Indeed, the Vietnamese government's goal of producing 750,000 tonnes of soy on 350,000 planted acres looks increasingly out of reach.
First, the government was hoping to have 350,000 planted acres by 2020 but from 2010 to 013, soy planted acreage actually fell by 9%, to 180,000 acres. This is because not only do competing crops such as sugarcane or corn offer higher returns, but domestic soy's costs approximately 15% more than imports, even though its unit production costs are relatively higher.
Second, for a 750,000 tonne soy to be achieved in 2020, not only did crop acreage need to expand but soy crop yields needed to reach 2 tonnes/hectare, which would imply a 33% increase in productivity or a 4% annual increase in soy yields over the next seven years. But in the 10 years from 2002 to 2012, soy crop yields only increased 12.4%, or at a mere 1.3% annual rate –and the growth rate actually tapered off over the last five years.
Hence, with soy, as with feed grain, large double digit increases in imports appear to be locked in for at least the next ten years. Crushing capacity expansion will determine exactly how much of that soy comes in the form of raw beans and how much will be imported as finished soymeal.

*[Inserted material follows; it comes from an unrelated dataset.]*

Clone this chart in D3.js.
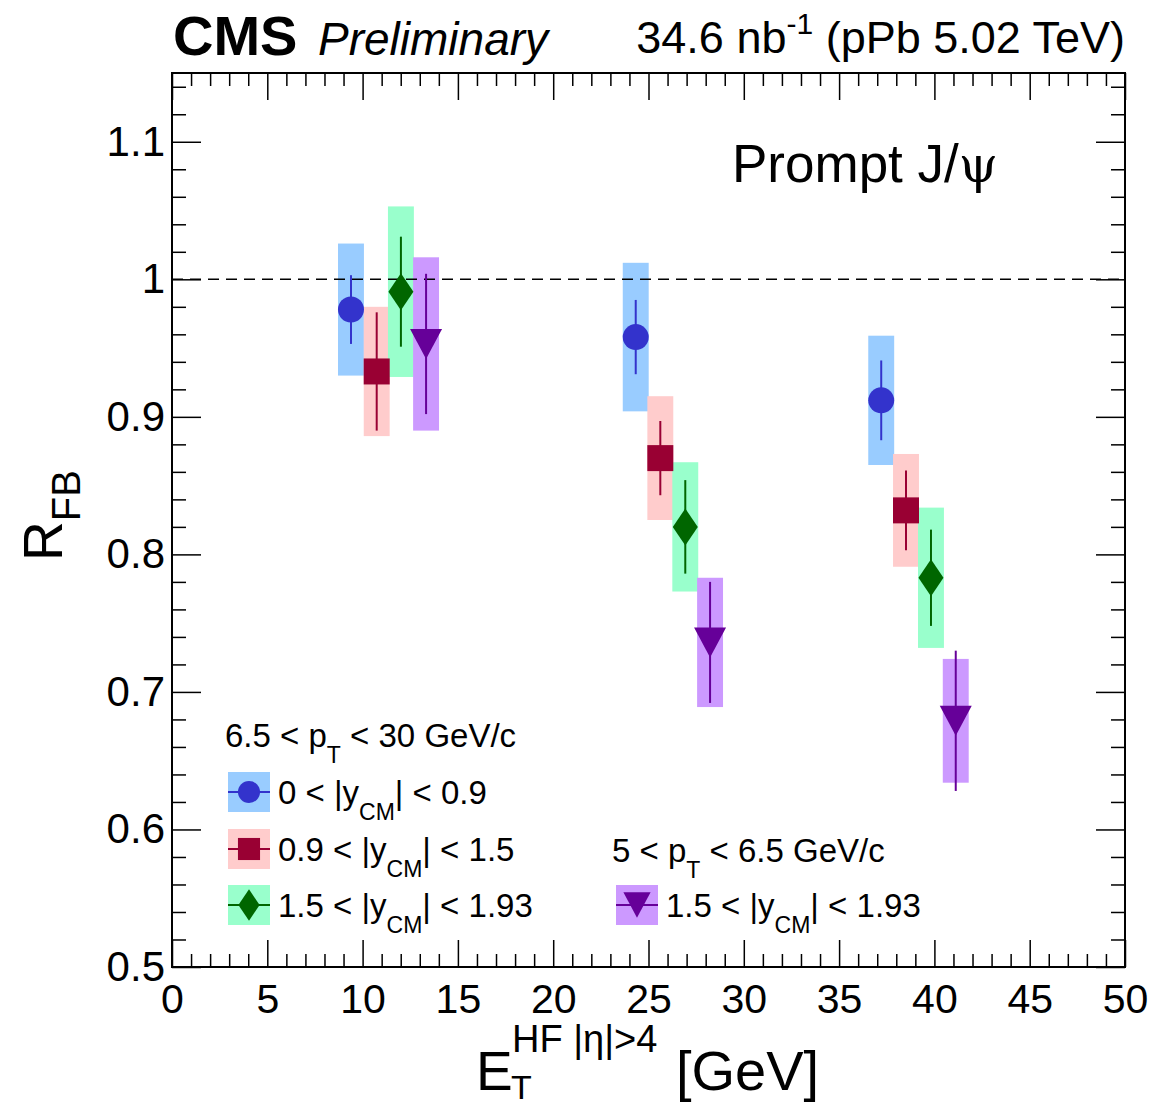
<!DOCTYPE html>
<html><head><meta charset="utf-8">
<script src="https://cdn.jsdelivr.net/npm/d3@7"></script>
<style>
body{margin:0;background:#fff}
text{font-family:"Liberation Sans",Arial,Helvetica,sans-serif;fill:#000}
</style>
</head><body>
<svg id="c" width="1157" height="1107"></svg>
<script>
// ---------------- data ----------------
const seriesNames = ["0 < |y_CM| < 0.9", "0.9 < |y_CM| < 1.5", "1.5 < |y_CM| < 1.93", "1.5 < |y_CM| < 1.93"];
// E_T^HF bin positions (GeV)
const xBlue   = [9.39, 24.33, 37.21];
const xRed    = [10.74, 25.62, 38.51];
const xGreen  = [12.01, 26.93, 39.82];
const xPurple = [13.33, 28.23, 41.12];
// R_FB values
const yBlue   = [0.978, 0.958, 0.912];
const yRed    = [0.933, 0.870, 0.832];
const yGreen  = [0.991, 0.820, 0.783];
const yPurple = [0.953, 0.736, 0.679];
// statistical uncertainties
const statBlue   = [0.025, 0.027, 0.029];
const statRed    = [0.043, 0.027, 0.029];
const statGreen  = [0.040, 0.034, 0.035];
const statPurple = [0.051, 0.044, 0.051];
// systematic uncertainties
const systBlue   = [0.048, 0.054, 0.047];
const systRed    = [0.047, 0.045, 0.041];
const systGreen  = [0.062, 0.047, 0.051];
const systPurple = [0.063, 0.047, 0.045];
const systHalfWidth = 0.68; // GeV, half width of syst box
// ticks
const xMajorTicks = [0, 5, 10, 15, 20, 25, 30, 35, 40, 45, 50];
const yMajorTicks = [0.5, 0.6, 0.7, 0.8, 0.9, 1.0, 1.1];
const yTickLabels = ["0.5", "0.6", "0.7", "0.8", "0.9", "1", "1.1"];

// ---------------- layout ----------------
const L = 172, R = 1125, T = 73, B = 967;
const svg = d3.select("#c");
const x = d3.scaleLinear().domain([0, 50]).range([L, R]);
const y = d3.scaleLinear().domain([0.5, 1.15]).range([B, T]);

const styles = [
  {box: "#99ccff", mk: "#3333cc", shape: "circle"},
  {box: "#ffcccc", mk: "#990033", shape: "square"},
  {box: "#99ffcc", mk: "#006600", shape: "diamond"},
  {box: "#cc99ff", mk: "#660099", shape: "tri"}
];
const series = [
  {x: xBlue, y: yBlue, stat: statBlue, syst: systBlue},
  {x: xRed, y: yRed, stat: statRed, syst: systRed},
  {x: xGreen, y: yGreen, stat: statGreen, syst: systGreen},
  {x: xPurple, y: yPurple, stat: statPurple, syst: systPurple}
].map((s, i) => ({...s, ...styles[i], pts: s.x.map((v, j) => ({x: v, y: s.y[j], stat: s.stat[j], syst: s.syst[j]}))}));

function markerPath(shape, k) {
  if (shape === "circle") { const r = 13*k; return `M${-r},0A${r},${r} 0 1,0 ${r},0A${r},${r} 0 1,0 ${-r},0Z`; }
  if (shape === "square") { const a = 13*k; return `M${-a},${-a}H${a}V${a}H${-a}Z`; }
  if (shape === "diamond") { const w = 12.5*k, h = 18.5*k; return `M0,${-h}L${w},0L0,${h}L${-w},0Z`; }
  const w = 16*k, h = 15*k; return `M${-w},${-h}L${w},${-h}L0,${h}Z`;
}

// syst boxes
series.forEach(s => {
  svg.append("g").selectAll("rect").data(s.pts).join("rect")
    .attr("x", d => x(d.x - systHalfWidth)).attr("width", d => x(d.x + systHalfWidth) - x(d.x - systHalfWidth))
    .attr("y", d => y(d.y + d.syst)).attr("height", d => y(d.y - d.syst) - y(d.y + d.syst))
    .attr("fill", s.box);
});

// dashed line at 1
svg.append("line").attr("x1", x(0)).attr("x2", x(50)).attr("y1", y(1)).attr("y2", y(1))
  .attr("stroke", "#000").attr("stroke-width", 1.5).attr("stroke-dasharray", "11,7");

// stat bars + markers
series.forEach(s => {
  const g = svg.append("g");
  g.selectAll("line").data(s.pts).join("line")
    .attr("x1", d => x(d.x)).attr("x2", d => x(d.x))
    .attr("y1", d => y(d.y + d.stat)).attr("y2", d => y(d.y - d.stat))
    .attr("stroke", s.mk).attr("stroke-width", 2);
  g.selectAll("path").data(s.pts).join("path")
    .attr("transform", d => `translate(${x(d.x)},${y(d.y)})`)
    .attr("d", markerPath(s.shape, 1)).attr("fill", s.mk);
});

// ---------------- axes ----------------
function clean(g) { g.select(".domain").remove(); g.selectAll(".tick line").attr("stroke", "#000").attr("stroke-width", 1.5); }
const xMinorTicks = d3.range(0, 51, 1).filter(v => v % 5 !== 0);
const yMinorTicks = d3.range(25, 58).map(i => i / 50).filter(v => Math.abs(v*10 - Math.round(v*10)) > 1e-6);

svg.append("g").attr("transform", `translate(0,${B})`)
  .call(d3.axisBottom(x).tickValues(xMajorTicks).tickSize(-27).tickPadding(17).tickFormat(d3.format("d")))
  .call(clean).call(g => g.selectAll("text").attr("font-size", 41).attr("font-family", "Liberation Sans, Arial, sans-serif"));
svg.append("g").attr("transform", `translate(0,${B})`)
  .call(d3.axisBottom(x).tickValues(xMinorTicks).tickSize(-13).tickFormat("")).call(clean);
svg.append("g").attr("transform", `translate(0,${T})`)
  .call(d3.axisTop(x).tickValues(xMajorTicks).tickSize(-27).tickFormat("")).call(clean);
svg.append("g").attr("transform", `translate(0,${T})`)
  .call(d3.axisTop(x).tickValues(xMinorTicks).tickSize(-13).tickFormat("")).call(clean);

svg.append("g").attr("transform", `translate(${L},0)`)
  .call(d3.axisLeft(y).tickValues(yMajorTicks).tickSize(-29).tickPadding(7).tickFormat((d, i) => yTickLabels[i]))
  .call(clean).call(g => g.selectAll("text").attr("font-size", 42).attr("font-family", "Liberation Sans, Arial, sans-serif"));
svg.append("g").attr("transform", `translate(${L},0)`)
  .call(d3.axisLeft(y).tickValues(yMinorTicks).tickSize(-14).tickFormat("")).call(clean);
svg.append("g").attr("transform", `translate(${R},0)`)
  .call(d3.axisRight(y).tickValues(yMajorTicks).tickSize(-29).tickFormat("")).call(clean);
svg.append("g").attr("transform", `translate(${R},0)`)
  .call(d3.axisRight(y).tickValues(yMinorTicks).tickSize(-14).tickFormat("")).call(clean);

// frame
svg.append("rect").attr("x", L).attr("y", T).attr("width", R - L).attr("height", B - T)
  .attr("fill", "none").attr("stroke", "#000").attr("stroke-width", 2);

// ---------------- texts ----------------
svg.append("text").attr("x", 173).attr("y", 55).attr("font-size", 56).attr("font-weight", "bold").text("CMS");
svg.append("text").attr("x", 318).attr("y", 55).attr("font-size", 46).attr("font-style", "italic").text("Preliminary");
const lumi = svg.append("text").attr("x", 1125).attr("y", 53).attr("font-size", 45).attr("text-anchor", "end");
lumi.append("tspan").text("34.6 nb");
lumi.append("tspan").attr("font-size", 30).attr("dy", -19).text("-1");
lumi.append("tspan").attr("dy", 19).text(" (pPb 5.02 TeV)");

const pj = svg.append("text").attr("x", 732).attr("y", 182).attr("font-size", 53);
pj.append("tspan").text("Prompt J/");
pj.append("tspan").attr("font-family", "DejaVu Serif, serif").attr("font-size", 50).text("ψ");

// y title
const yt = svg.append("text").attr("transform", "translate(62,561) rotate(-90)").attr("font-size", 55);
yt.append("tspan").text("R");
yt.append("tspan").attr("font-size", 40).attr("dy", 18).text("FB");

// x title
svg.append("text").attr("x", 476).attr("y", 1090).attr("font-size", 55).text("E");
svg.append("text").attr("x", 511).attr("y", 1099).attr("font-size", 34).text("T");
svg.append("text").attr("x", 512).attr("y", 1052).attr("font-size", 38).text("HF |η|>4");
svg.append("text").attr("x", 676).attr("y", 1090).attr("font-size", 56).text("[GeV]");

// ---------------- legend ----------------
function legendTitle(xp, yp, pre, post) {
  const t = svg.append("text").attr("x", xp).attr("y", yp).attr("font-size", 33);
  t.append("tspan").text(pre + "p");
  t.append("tspan").attr("font-size", 23).attr("dy", 16).text("T");
  t.append("tspan").attr("dy", -16).text(post);
}
legendTitle(225, 747, "6.5 < ", " < 30 GeV/c");
legendTitle(612, 862, "5 < ", " < 6.5 GeV/c");

const legendRows = [
  {s: 0, bx: 228, cy: 792, tx: 278, pre: "0 < |y", post: "| < 0.9"},
  {s: 1, bx: 228, cy: 849, tx: 278, pre: "0.9 < |y", post: "| < 1.5"},
  {s: 2, bx: 228, cy: 905, tx: 278, pre: "1.5 < |y", post: "| < 1.93"},
  {s: 3, bx: 616, cy: 905, tx: 666, pre: "1.5 < |y", post: "| < 1.93"}
];
legendRows.forEach(r => {
  const s = series[r.s];
  svg.append("rect").attr("x", r.bx).attr("y", r.cy - 20).attr("width", 42).attr("height", 40).attr("fill", s.box);
  svg.append("line").attr("x1", r.bx).attr("x2", r.bx + 42).attr("y1", r.cy).attr("y2", r.cy).attr("stroke", s.mk).attr("stroke-width", 2);
  svg.append("path").attr("transform", `translate(${r.bx + 21},${r.cy})`).attr("d", markerPath(s.shape, 0.85)).attr("fill", s.mk);
  const t = svg.append("text").attr("x", r.tx).attr("y", r.cy + 12).attr("font-size", 33);
  t.append("tspan").text(r.pre);
  t.append("tspan").attr("font-size", 23).attr("dy", 16).text("CM");
  t.append("tspan").attr("dy", -16).text(r.post);
});
</script>
</body></html>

Already the fifth largest soymeal importer and ninth largest soya bean importer, there is no doubt that within 10 years, Vietnam's combined soya bean and soymeal imports will rival those of Japan or Mexico, and it will rank as the second or third largest soy importer in the world behind China.
Foreign feed, foreign ownership
But foreign participation in Vietnam's feed sector transcends mere feed imports. Of the 243 feed mills in Vietnam in 2012, 57 were foreign owned, and they accounted for 52% of feed output, with joint ventures between domestic Vietnamese feed mills and multinationals accounting for another 6% of production.
But 40 of Vietnam's 186 domestic feed mills closed last year, and another thirty are expected to go out of business this year, leaving the country with an estimated 106 domestic and 57 foreign feed mills by the end of this year. Within that large foreign cohort, several multinationals stand out: Thailand owned CP produces 18% of Vietnam's feed, while Cargill produces another 8% of this nation's feed.
And it should be noted that in all Asian markets they have set up shop, foreign mills and crushers have increased the proportion of imported feed materials in the agribusiness supply chain. With both corn and soy crop production falling ever further behind demand, backyard farms transitioning to professional feed ingredients and foreign firms eyeing cheaper feed grain and oil seed, Vietnam's feed crop imports will surprise many observers in the second half of this decade.